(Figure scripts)
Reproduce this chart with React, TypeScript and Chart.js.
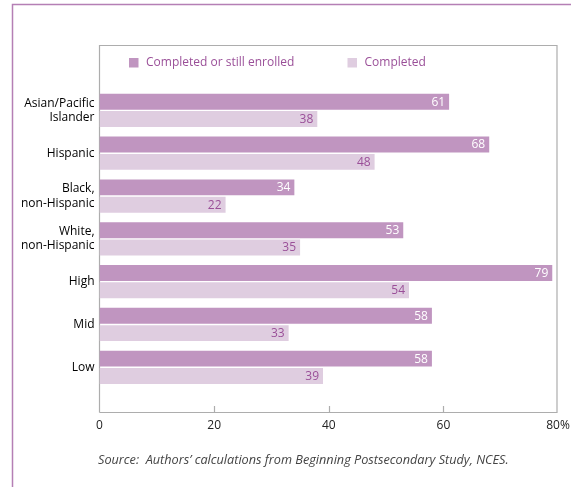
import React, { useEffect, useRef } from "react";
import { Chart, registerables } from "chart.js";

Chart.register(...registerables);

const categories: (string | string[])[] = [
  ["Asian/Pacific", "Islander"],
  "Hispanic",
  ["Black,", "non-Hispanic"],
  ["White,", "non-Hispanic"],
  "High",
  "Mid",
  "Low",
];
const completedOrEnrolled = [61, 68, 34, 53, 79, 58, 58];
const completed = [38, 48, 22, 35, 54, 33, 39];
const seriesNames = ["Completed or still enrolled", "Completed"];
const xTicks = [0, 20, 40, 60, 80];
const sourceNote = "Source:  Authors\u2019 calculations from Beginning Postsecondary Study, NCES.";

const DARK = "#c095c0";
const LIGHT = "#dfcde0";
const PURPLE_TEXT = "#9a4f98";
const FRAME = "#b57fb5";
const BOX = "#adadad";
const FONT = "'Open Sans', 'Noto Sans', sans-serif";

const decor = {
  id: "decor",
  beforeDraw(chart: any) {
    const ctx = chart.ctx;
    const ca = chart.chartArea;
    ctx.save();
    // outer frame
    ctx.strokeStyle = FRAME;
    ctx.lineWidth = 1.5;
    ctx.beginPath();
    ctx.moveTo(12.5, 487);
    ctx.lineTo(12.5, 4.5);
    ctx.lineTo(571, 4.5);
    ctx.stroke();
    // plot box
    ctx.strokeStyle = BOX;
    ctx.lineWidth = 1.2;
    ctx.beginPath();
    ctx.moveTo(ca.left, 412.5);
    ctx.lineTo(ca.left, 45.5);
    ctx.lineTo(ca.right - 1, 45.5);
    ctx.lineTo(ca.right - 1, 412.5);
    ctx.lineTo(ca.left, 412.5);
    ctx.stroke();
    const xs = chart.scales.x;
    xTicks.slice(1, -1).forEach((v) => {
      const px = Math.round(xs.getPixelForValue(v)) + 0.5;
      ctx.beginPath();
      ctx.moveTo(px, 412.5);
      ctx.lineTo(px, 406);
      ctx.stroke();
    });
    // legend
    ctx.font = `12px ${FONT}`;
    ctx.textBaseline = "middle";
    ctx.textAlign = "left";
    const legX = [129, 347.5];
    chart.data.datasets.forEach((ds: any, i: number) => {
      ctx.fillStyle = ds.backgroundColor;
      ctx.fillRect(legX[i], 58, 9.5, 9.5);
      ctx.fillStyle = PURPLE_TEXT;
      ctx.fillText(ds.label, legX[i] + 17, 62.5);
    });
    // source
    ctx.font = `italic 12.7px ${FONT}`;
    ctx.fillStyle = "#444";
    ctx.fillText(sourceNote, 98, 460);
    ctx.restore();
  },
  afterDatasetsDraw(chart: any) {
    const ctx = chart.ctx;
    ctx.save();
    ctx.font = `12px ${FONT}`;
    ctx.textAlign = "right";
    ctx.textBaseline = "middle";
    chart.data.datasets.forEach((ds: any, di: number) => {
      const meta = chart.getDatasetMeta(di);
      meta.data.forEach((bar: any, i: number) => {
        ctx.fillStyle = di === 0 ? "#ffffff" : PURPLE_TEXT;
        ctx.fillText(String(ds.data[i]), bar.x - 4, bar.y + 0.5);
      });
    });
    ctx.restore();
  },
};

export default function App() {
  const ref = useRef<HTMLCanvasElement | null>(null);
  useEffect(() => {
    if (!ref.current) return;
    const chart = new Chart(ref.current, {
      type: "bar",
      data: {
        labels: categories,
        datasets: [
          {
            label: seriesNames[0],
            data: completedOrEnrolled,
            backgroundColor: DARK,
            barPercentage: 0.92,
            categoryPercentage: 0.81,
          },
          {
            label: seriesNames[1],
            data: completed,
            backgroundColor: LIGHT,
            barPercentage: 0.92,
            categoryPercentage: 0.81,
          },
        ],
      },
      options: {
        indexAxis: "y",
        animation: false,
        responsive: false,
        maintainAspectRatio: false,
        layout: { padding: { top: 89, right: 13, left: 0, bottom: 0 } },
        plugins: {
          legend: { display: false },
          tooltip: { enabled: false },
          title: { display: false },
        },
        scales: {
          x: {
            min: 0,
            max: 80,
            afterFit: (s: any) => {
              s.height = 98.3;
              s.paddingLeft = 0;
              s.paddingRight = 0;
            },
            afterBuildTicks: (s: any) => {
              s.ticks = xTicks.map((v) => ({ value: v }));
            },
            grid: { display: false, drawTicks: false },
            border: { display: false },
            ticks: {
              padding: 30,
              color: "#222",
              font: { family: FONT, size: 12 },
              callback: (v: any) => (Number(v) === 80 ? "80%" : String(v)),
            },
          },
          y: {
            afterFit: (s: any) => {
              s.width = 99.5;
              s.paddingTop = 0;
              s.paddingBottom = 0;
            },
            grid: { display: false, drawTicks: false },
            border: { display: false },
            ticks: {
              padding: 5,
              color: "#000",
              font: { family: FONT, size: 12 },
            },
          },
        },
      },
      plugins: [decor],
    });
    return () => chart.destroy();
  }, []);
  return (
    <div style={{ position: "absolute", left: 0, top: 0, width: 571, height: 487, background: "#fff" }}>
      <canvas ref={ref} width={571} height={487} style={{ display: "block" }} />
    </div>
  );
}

...

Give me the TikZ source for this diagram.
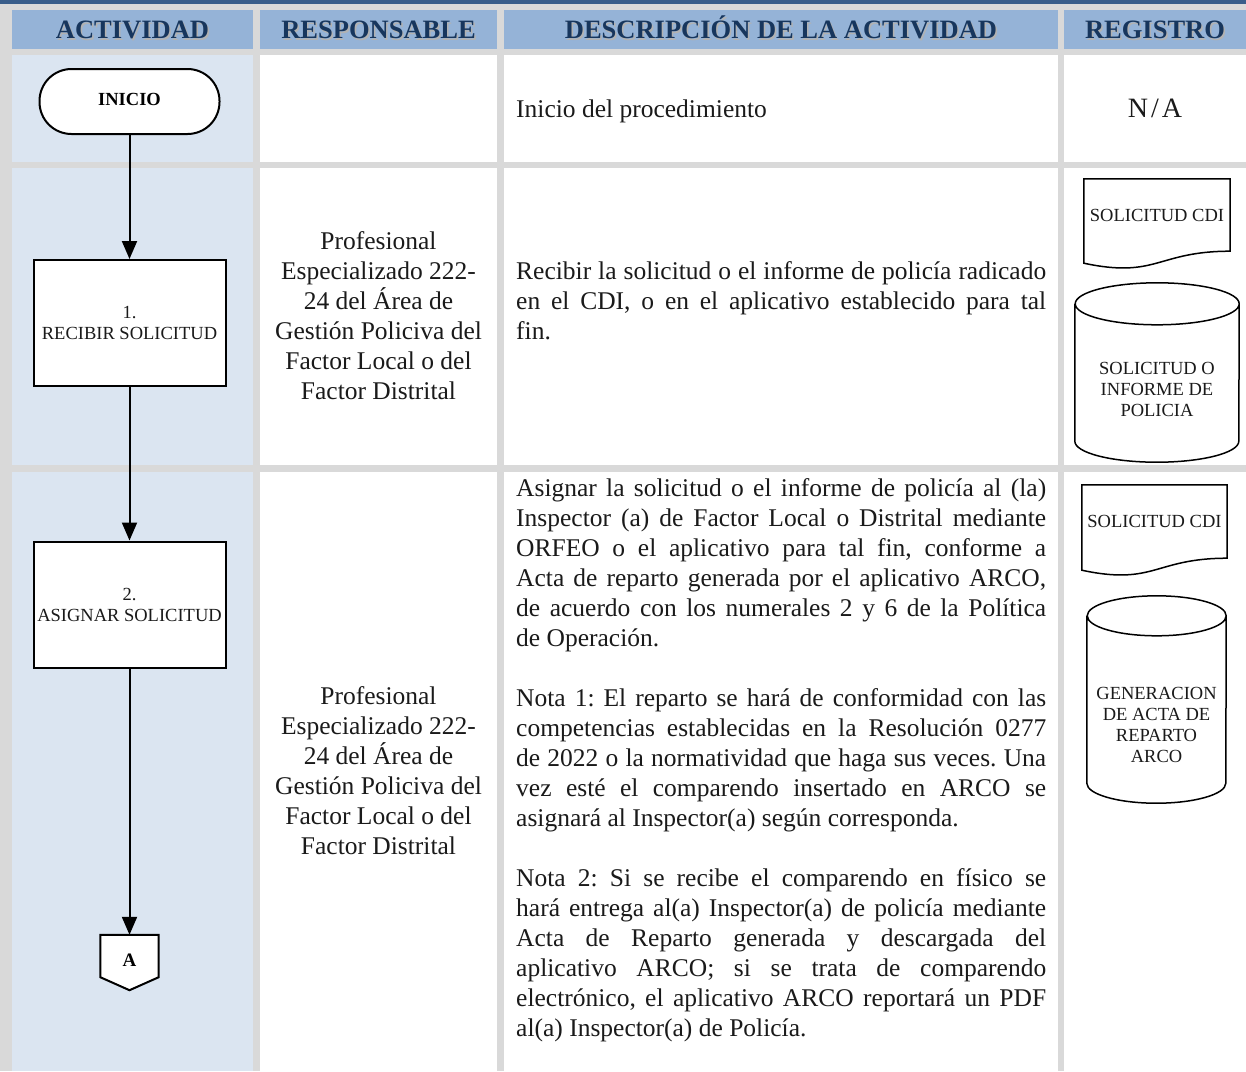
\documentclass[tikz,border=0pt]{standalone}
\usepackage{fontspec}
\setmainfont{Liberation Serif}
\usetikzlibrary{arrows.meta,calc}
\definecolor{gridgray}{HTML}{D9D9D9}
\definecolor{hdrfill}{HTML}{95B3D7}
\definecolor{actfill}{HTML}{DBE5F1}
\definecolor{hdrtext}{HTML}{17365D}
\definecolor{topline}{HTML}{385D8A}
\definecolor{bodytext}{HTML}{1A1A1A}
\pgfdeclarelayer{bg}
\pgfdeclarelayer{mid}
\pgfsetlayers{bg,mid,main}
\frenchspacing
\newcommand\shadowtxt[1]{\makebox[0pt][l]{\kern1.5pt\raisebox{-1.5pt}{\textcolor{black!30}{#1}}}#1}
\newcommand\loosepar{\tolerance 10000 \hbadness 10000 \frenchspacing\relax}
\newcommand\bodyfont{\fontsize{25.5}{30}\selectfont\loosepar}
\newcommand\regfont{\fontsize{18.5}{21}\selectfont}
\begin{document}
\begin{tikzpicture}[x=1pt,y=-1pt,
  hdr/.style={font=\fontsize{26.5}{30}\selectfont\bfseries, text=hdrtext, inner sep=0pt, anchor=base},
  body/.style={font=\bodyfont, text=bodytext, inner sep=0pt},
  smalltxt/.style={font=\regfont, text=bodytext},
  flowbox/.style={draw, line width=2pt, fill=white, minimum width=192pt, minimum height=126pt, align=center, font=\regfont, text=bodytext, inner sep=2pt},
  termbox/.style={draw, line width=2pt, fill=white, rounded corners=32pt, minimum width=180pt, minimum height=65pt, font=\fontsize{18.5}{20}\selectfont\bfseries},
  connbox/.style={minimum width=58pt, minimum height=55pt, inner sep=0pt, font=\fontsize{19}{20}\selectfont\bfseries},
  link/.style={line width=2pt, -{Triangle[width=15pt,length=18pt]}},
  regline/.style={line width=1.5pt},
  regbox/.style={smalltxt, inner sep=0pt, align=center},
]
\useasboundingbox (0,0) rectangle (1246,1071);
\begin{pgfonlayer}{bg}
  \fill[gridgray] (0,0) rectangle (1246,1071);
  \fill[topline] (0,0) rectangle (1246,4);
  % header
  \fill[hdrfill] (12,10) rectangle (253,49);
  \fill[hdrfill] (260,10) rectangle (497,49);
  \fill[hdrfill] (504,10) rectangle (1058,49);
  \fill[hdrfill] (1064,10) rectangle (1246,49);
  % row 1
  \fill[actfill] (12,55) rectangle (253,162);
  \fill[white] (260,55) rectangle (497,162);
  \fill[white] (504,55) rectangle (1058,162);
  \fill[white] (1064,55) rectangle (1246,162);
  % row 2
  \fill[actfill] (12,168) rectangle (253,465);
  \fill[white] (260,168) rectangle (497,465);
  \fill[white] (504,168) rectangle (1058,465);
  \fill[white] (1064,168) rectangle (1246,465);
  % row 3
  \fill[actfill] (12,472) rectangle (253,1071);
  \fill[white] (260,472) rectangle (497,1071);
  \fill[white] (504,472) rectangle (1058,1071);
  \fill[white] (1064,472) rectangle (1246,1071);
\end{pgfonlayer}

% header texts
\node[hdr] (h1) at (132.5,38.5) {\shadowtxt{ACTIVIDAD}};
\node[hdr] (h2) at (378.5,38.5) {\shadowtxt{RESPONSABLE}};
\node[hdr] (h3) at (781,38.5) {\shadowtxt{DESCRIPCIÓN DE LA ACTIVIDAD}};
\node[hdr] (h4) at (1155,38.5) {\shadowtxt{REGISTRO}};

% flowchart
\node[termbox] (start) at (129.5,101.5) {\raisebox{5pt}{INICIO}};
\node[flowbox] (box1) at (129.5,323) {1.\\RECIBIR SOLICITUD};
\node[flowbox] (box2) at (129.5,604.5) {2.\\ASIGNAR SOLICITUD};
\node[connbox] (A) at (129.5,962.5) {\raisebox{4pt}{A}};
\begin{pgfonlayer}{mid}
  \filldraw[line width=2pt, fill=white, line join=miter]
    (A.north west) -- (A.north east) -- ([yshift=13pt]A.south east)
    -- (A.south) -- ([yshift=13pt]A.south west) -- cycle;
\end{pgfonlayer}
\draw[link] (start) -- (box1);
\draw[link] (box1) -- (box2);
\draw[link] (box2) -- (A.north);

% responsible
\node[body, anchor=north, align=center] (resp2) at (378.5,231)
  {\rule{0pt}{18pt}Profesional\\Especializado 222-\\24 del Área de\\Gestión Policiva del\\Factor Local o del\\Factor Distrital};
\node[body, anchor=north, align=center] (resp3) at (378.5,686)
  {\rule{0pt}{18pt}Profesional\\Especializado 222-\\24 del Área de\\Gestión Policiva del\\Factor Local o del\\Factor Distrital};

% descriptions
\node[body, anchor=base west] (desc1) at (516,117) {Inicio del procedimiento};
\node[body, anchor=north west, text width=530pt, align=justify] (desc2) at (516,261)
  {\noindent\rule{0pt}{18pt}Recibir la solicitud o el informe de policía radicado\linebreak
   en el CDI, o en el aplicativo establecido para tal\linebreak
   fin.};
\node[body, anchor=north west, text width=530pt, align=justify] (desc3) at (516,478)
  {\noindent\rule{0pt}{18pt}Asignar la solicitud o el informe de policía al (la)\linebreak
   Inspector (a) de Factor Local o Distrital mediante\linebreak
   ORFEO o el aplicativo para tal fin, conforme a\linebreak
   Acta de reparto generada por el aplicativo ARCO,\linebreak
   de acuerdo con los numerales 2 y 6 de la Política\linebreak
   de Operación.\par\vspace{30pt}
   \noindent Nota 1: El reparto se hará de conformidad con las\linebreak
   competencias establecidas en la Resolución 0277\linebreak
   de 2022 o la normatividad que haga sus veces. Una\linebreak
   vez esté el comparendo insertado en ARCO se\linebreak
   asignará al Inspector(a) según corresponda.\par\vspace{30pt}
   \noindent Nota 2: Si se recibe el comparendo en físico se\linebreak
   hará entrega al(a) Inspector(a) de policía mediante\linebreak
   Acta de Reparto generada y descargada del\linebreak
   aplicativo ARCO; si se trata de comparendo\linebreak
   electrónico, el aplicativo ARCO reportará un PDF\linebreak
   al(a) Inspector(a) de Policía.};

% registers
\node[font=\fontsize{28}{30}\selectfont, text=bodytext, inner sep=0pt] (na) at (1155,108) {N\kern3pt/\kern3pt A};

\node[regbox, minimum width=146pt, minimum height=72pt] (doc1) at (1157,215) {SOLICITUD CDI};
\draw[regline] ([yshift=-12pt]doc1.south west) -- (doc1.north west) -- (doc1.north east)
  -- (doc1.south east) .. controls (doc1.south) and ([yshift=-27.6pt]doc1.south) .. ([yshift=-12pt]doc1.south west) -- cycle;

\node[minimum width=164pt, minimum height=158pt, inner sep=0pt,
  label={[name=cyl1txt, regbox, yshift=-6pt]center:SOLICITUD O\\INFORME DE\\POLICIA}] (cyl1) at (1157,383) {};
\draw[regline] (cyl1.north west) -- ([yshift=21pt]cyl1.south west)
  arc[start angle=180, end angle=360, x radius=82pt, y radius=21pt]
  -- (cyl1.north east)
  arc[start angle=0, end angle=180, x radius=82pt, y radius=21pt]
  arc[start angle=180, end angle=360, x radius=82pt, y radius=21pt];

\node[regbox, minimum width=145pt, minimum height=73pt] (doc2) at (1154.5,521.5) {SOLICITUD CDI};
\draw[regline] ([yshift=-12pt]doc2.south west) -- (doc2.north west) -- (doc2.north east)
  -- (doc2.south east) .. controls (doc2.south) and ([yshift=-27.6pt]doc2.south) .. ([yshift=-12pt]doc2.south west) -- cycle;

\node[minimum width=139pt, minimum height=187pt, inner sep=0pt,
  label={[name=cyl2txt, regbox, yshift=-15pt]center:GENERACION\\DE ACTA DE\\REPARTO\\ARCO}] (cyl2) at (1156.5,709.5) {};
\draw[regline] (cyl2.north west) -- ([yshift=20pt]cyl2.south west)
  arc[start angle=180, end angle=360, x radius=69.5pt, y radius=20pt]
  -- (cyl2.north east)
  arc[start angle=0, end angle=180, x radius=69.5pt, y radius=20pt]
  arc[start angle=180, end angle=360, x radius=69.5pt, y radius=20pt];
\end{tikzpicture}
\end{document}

- [Exercise brief]
Both the line containing "Reproduce this chart" and the line containing "Chart.register(...registerables);" belong in the copy, along with every line between them. Reproduce that stretch exactly, without the pictures.

- [Written solution]
Reproduce this chart with React, TypeScript and Chart.js.
import React, { useEffect, useRef } from "react";
import { Chart, registerables } from "chart.js";

Chart.register(...registerables);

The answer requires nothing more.